Фашисты, по-видимому узнав, что два брата Таси – в Красной Армии и что третий, партийный работник, помогает партизанам, пытали девушку. В правую ладонь ее были вбиты два гвоздя, живот и правое плечо пронзены штыком. Босая, раздетая, она лежала в одной нательной рубашке. Левая рука вывихнута. Видимо, Тасю хотели прибить к полу гвоздями, «о при сопротивлении закололи.
«Мама видела ее, и теперь в плохом состоянии, не кушает, лежит. Дали нам комнату, убрали от кирпичей, поставили печурку, и вот сейчас ребята спят, а я решилась тебе написать письмо. Будь таким храбрым, отомсти, как командиры, что дрались под Тихвином, чтоб мы могли сказать, что ты воюешь и пользу несешь!»
– Прочитал я это письмо, – рассказывает Фомичев, – и сразу в голову толчок: неужели я не могу таким быть? Слез у меня не получается, а в груди грустно становится, сжимает, будто сердце усыхает, требует кружку воды, голос сиплым становится… И разговор я все же веду, как мне пи тяжело Все разъяснил я разведчикам, велел спать, а Долматову сменить па посту другого разведчика, Нила Корнильева. И входит ко мне Нил Корнильев, глядит на прикрепленный к стене кусок едва горящего кабеля и говорит:
«Что ж, опять солярки не принесли?»
А я:
«Да погоди ты! Я и при этом свете тебе прочитаю!»

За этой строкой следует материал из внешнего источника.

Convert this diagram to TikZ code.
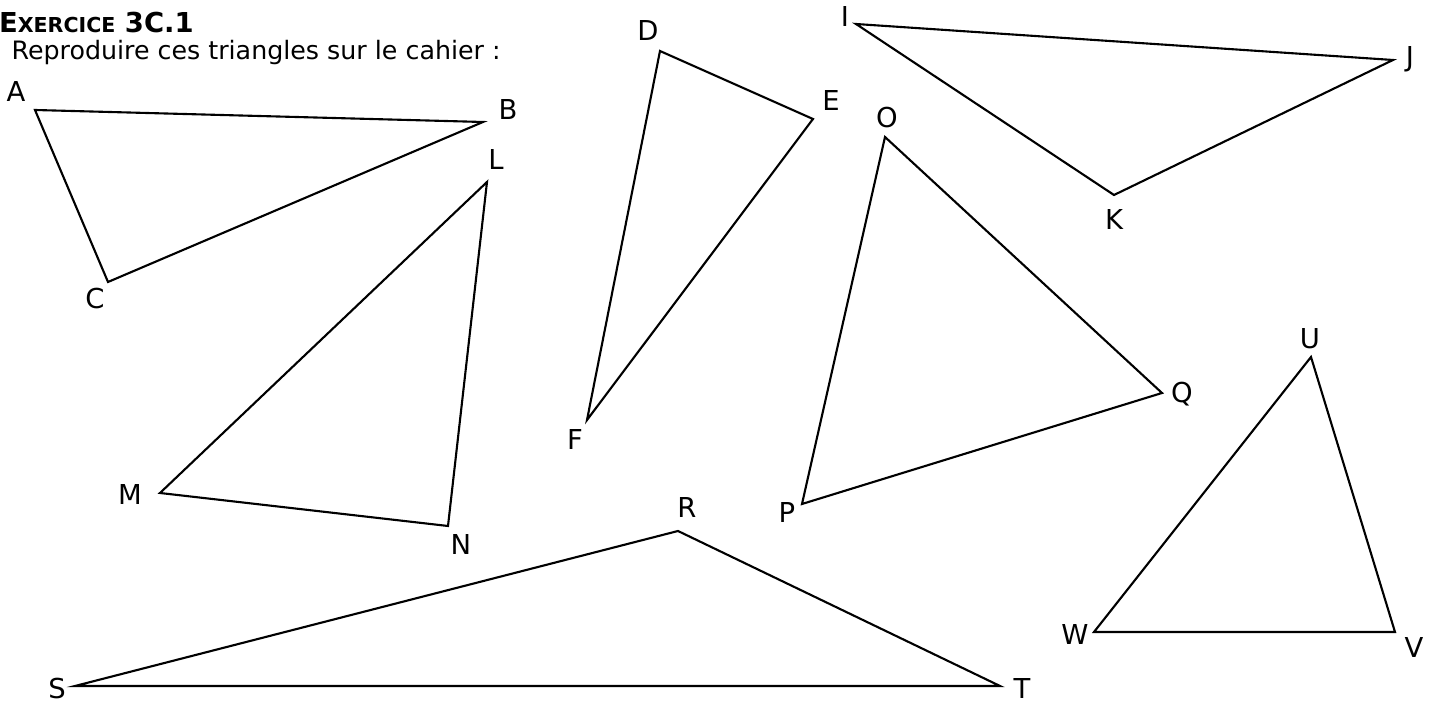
\documentclass[tikz,border=0pt]{standalone}
\usepackage{fontspec}
\setmainfont{DejaVu Sans}
\usepackage{tikz}

\begin{document}
\begin{tikzpicture}[x=0.01cm, y=-0.01cm, line width=0.6pt,
    lbl/.style={font=\fontsize{7.8}{9}\selectfont, inner sep=0pt, anchor=base}]
  \useasboundingbox (0,0) rectangle (1435,704);

  \node [anchor=base west, inner sep=0pt, font=\fontsize{7.8}{9}\selectfont\bfseries] (titre) at (-2,33) {E{\fontsize{5.85}{7}\selectfont XERCICE} 3C.1};
  \node [anchor=base west, inner sep=0pt, font=\fontsize{7.2}{9}\selectfont] (consigne) at (10.5,60) {Reproduire ces triangles sur le cahier :};

  % sommets
  \coordinate (A) at (35,110);
  \coordinate (B) at (483,122);
  \coordinate (C) at (108,282);
  \coordinate (D) at (660,51);
  \coordinate (E) at (813,119);
  \coordinate (F) at (587,420);
  \coordinate (I) at (856,24);
  \coordinate (J) at (1393,60);
  \coordinate (K) at (1114,195);
  \coordinate (L) at (487,182);
  \coordinate (M) at (160,493);
  \coordinate (N) at (448,526);
  \coordinate (O) at (885,137);
  \coordinate (P) at (802,504);
  \coordinate (Q) at (1162,393);
  \coordinate (R) at (678,531);
  \coordinate (S) at (75,686);
  \coordinate (T) at (1000,686);
  \coordinate (U) at (1311,357);
  \coordinate (V) at (1395,632);
  \coordinate (W) at (1094,632);

  % noms des sommets
  \node [lbl] (a) at (16,102) {A};
  \node [lbl] (b) at (508,120) {B};
  \node [lbl] (c) at (95,309) {C};
  \node [lbl] (d) at (648,41) {D};
  \node [lbl] (e) at (831,111) {E};
  \node [lbl] (f) at (575,450) {F};
  \node [lbl] (i) at (845,27) {I};
  \node [lbl] (j) at (1410,67) {J};
  \node [lbl] (k) at (1114,230) {K};
  \node [lbl] (l) at (496,170) {L};
  \node [lbl] (m) at (130,505) {M};
  \node [lbl] (n) at (461,555) {N};
  \node [lbl] (o) at (887,128) {O};
  \node [lbl] (p) at (787,523) {P};
  \node [lbl] (q) at (1182,403) {Q};
  \node [lbl] (r) at (687,518) {R};
  \node [lbl] (s) at (57,699) {S};
  \node [lbl] (t) at (1022,699) {T};
  \node [lbl] (u) at (1310,349) {U};
  \node [lbl] (v) at (1414,658) {V};
  \node [lbl] (w) at (1075,645) {W};

  \draw (A) -- (B) -- (C) -- cycle;
  \draw (D) -- (E) -- (F) -- cycle;
  \draw (I) -- (J) -- (K) -- cycle;
  \draw (L) -- (M) -- (N) -- cycle;
  \draw (O) -- (Q) -- (P) -- cycle;
  \draw (R) -- (T) -- (S) -- cycle;
  \draw (U) -- (V) -- (W) -- cycle;

\end{tikzpicture}
\end{document}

Начал он волноваться, вертит конец горящего кабеля, чтоб мне посветить, стоит, сгибаясь в полроста (землянка-то низкая, метр двадцать пять сантиметров!), в полушубке, в валенках, как в траншее стоял. Прослушал он письмо, говорит:
«Ну, товарищ старший сержант, придет время, и я получу письмо. Только деревня моя далеко от дороги – может быть, не захватили немцы на марше».
Стал он раздеваться, и я ему:
«Получишь, Нил, получишь и ты письмо… от родных… Терпеть надо. Наша основная задача – дать вздохнуть ленинградцам, чтобы он не так хоть обстреливал! А раз твоя семья от дороги далеко, то уж овощи-то должны сохранить, с головами же. Закопают в яму, не умрут с голоду».
Он разделся, сел кушать, хлеба уже не было (мы по триста граммов получали).
«Что ж, – говорю, – ты не оставил на ужин? Надо было так рассчитать, чтоб хватило тебе. Все разведчики хоть по сто грамм оставили, а ты не рассчитал!»